Raw data:

-*-*-

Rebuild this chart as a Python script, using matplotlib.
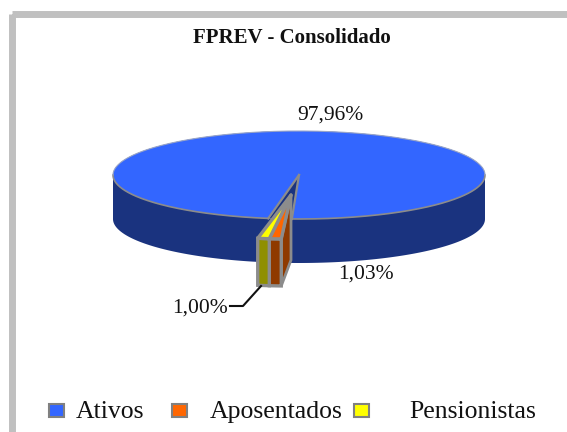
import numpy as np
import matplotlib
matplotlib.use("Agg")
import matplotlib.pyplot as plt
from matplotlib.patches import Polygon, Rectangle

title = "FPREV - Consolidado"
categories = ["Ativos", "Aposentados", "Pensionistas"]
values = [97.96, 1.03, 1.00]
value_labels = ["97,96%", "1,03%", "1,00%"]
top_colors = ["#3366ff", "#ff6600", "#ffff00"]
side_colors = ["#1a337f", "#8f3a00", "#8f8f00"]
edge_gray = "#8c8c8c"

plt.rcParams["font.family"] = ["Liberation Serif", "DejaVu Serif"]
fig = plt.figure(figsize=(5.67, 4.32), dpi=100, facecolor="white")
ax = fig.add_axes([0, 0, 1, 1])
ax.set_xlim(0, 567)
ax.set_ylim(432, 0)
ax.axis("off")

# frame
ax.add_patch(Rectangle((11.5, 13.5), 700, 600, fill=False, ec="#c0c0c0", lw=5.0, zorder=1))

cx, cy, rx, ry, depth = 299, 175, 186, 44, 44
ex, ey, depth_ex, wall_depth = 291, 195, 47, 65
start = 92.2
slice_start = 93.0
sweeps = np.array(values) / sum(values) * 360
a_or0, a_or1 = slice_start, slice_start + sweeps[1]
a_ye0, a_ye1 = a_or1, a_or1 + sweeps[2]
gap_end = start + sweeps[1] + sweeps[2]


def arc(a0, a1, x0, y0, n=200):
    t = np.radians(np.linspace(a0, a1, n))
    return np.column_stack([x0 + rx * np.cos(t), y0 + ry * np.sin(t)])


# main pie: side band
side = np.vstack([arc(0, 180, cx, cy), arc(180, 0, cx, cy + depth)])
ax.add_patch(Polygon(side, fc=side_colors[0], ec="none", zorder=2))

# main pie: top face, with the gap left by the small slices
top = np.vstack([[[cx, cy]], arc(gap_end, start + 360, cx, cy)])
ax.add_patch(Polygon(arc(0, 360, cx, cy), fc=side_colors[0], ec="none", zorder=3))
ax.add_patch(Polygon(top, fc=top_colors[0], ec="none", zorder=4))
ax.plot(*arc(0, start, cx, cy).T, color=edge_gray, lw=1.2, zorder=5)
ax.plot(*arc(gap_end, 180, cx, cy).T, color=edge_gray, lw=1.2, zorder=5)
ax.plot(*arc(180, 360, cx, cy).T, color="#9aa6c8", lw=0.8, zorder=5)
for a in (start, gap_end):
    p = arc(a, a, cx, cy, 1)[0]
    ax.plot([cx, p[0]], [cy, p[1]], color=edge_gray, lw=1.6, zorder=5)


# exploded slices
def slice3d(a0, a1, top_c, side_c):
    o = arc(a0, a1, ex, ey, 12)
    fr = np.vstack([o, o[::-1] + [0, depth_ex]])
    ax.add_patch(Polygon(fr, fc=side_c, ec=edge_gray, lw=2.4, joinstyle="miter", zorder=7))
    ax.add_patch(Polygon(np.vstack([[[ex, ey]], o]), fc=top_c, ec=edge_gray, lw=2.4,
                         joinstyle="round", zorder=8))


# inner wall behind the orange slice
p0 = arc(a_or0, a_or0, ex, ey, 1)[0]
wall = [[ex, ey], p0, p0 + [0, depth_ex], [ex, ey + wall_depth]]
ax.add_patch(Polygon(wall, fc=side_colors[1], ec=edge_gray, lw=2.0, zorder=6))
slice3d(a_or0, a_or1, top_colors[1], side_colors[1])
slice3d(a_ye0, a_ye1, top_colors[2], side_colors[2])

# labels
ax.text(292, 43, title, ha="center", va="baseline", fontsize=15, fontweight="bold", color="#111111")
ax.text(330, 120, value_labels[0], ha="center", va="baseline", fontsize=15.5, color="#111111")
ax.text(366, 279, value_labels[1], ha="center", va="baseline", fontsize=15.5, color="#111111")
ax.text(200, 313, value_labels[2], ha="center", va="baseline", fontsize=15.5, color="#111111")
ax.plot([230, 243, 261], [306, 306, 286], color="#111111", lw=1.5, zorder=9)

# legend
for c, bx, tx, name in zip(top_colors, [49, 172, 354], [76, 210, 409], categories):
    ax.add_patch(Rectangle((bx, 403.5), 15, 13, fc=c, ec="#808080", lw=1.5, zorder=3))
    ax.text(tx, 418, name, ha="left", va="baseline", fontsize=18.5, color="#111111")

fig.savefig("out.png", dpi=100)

-*-*-

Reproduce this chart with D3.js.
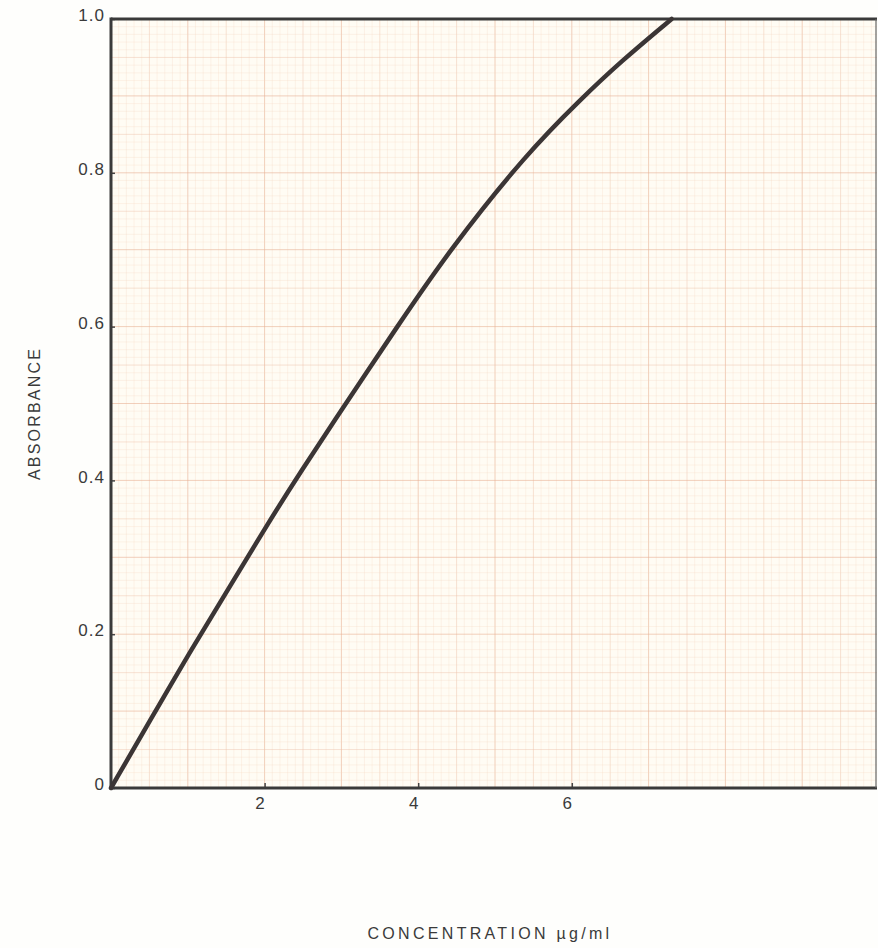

-*-*-

Direction: Print everything from the line with "Rebuild this chart" down to the line with "from matplotlib.patches import", both included, exactly as written and without the pictures.

The result:
Rebuild this chart as a Python script, using matplotlib.
import numpy as np
import matplotlib
matplotlib.use("Agg")
import matplotlib.pyplot as plt
from matplotlib.patches import Polygon, Rectangle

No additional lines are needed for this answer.